> EXERCISE REQUIREMENTS
Begin at the first line of the data and copy each line through the one containing "0.8, 0.9, 1];", that line included, with no pictures.

* * *

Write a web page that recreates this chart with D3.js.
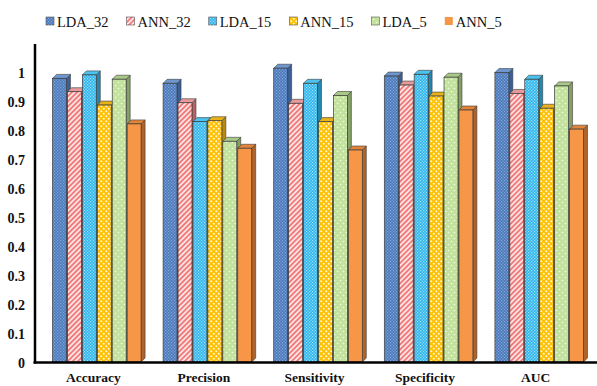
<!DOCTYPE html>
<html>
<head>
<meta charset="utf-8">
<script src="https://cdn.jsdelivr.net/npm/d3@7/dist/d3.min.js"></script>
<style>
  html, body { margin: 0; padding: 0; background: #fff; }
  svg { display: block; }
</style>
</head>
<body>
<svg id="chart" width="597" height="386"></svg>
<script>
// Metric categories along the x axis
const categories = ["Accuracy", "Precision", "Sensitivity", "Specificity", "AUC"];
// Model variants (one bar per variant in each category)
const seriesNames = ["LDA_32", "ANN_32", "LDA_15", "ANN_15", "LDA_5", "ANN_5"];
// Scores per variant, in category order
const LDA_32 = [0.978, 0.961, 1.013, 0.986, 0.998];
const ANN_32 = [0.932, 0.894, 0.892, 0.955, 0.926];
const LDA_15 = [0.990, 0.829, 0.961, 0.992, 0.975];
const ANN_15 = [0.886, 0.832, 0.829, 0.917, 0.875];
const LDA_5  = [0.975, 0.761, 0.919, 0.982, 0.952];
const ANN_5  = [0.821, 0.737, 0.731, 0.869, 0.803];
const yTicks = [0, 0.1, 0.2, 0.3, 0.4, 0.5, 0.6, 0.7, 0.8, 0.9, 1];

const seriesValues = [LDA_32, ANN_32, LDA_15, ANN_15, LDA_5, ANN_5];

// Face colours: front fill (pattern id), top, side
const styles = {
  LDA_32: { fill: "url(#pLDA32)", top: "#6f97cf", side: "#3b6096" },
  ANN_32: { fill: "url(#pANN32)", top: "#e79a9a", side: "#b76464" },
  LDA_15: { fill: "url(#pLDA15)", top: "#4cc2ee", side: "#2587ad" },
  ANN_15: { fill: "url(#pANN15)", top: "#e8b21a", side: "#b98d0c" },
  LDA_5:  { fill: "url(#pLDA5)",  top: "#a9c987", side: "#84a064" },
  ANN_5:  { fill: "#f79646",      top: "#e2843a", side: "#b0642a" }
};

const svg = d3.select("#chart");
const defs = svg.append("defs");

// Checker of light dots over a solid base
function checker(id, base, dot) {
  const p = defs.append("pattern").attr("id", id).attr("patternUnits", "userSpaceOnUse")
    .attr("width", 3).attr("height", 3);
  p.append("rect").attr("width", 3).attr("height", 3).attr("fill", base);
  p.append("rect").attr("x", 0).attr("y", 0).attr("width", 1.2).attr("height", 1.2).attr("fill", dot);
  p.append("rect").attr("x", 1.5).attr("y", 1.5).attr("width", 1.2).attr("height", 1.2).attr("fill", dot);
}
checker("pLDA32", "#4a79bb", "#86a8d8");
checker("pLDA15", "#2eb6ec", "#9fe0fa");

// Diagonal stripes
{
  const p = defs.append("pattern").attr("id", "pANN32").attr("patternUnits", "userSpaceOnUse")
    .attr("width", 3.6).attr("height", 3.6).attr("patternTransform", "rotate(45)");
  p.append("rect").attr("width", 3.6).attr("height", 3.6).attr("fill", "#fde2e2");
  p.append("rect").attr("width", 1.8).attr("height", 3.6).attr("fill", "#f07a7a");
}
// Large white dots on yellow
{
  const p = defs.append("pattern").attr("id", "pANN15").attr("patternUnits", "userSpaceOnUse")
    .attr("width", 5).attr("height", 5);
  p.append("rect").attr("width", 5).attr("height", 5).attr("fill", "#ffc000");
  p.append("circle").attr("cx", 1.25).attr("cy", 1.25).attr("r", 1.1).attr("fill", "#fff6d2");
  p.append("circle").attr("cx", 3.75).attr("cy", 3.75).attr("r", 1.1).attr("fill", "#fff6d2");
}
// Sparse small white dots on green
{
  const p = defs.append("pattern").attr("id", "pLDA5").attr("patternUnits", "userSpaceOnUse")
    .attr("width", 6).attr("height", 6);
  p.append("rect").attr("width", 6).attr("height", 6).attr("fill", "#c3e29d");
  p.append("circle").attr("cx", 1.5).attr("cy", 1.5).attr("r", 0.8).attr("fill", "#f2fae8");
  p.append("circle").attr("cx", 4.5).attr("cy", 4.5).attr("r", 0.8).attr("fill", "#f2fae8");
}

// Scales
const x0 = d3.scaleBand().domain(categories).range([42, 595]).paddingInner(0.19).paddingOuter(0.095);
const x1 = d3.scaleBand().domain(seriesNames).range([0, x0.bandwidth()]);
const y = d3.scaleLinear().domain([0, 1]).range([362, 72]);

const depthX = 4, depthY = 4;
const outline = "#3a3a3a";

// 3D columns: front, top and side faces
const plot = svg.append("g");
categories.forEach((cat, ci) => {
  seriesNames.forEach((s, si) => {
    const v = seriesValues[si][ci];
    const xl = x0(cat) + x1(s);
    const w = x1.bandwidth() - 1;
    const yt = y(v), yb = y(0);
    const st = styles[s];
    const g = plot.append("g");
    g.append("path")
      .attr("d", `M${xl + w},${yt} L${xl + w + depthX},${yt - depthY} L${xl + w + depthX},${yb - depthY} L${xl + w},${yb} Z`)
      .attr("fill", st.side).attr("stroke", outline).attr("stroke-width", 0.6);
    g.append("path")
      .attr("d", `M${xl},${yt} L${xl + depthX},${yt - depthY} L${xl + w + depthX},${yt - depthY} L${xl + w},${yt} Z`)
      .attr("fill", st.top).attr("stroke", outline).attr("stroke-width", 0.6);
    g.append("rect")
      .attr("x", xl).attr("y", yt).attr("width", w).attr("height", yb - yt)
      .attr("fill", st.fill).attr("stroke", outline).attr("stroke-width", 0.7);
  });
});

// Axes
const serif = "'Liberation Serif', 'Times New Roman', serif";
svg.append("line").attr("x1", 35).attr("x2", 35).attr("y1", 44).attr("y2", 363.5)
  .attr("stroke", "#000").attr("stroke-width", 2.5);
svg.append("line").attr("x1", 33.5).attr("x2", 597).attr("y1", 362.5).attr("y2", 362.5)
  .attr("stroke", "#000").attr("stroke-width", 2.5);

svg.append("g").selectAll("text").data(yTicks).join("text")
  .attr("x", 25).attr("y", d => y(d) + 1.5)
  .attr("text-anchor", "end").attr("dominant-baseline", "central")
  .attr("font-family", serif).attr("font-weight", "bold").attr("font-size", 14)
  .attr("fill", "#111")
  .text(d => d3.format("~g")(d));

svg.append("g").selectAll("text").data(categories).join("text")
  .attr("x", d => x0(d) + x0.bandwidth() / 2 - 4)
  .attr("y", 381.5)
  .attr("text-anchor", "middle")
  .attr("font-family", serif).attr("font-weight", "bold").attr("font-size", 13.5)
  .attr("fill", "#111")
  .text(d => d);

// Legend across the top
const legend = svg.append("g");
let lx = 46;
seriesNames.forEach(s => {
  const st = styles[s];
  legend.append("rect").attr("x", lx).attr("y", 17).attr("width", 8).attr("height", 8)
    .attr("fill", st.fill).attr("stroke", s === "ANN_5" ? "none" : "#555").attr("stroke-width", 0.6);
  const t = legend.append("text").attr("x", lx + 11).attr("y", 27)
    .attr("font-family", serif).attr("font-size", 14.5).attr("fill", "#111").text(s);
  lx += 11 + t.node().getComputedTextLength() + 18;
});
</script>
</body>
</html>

* * *

> ANSWER BELOW
Write a web page that recreates this chart with D3.js.
<!DOCTYPE html>
<html>
<head>
<meta charset="utf-8">
<script src="https://cdn.jsdelivr.net/npm/d3@7/dist/d3.min.js"></script>
<style>
  html, body { margin: 0; padding: 0; background: #fff; }
  svg { display: block; }
</style>
</head>
<body>
<svg id="chart" width="597" height="386"></svg>
<script>
// Metric categories along the x axis
const categories = ["Accuracy", "Precision", "Sensitivity", "Specificity", "AUC"];
// Model variants (one bar per variant in each category)
const seriesNames = ["LDA_32", "ANN_32", "LDA_15", "ANN_15", "LDA_5", "ANN_5"];
// Scores per variant, in category order
const LDA_32 = [0.978, 0.961, 1.013, 0.986, 0.998];
const ANN_32 = [0.932, 0.894, 0.892, 0.955, 0.926];
const LDA_15 = [0.990, 0.829, 0.961, 0.992, 0.975];
const ANN_15 = [0.886, 0.832, 0.829, 0.917, 0.875];
const LDA_5  = [0.975, 0.761, 0.919, 0.982, 0.952];
const ANN_5  = [0.821, 0.737, 0.731, 0.869, 0.803];
const yTicks = [0, 0.1, 0.2, 0.3, 0.4, 0.5, 0.6, 0.7, 0.8, 0.9, 1];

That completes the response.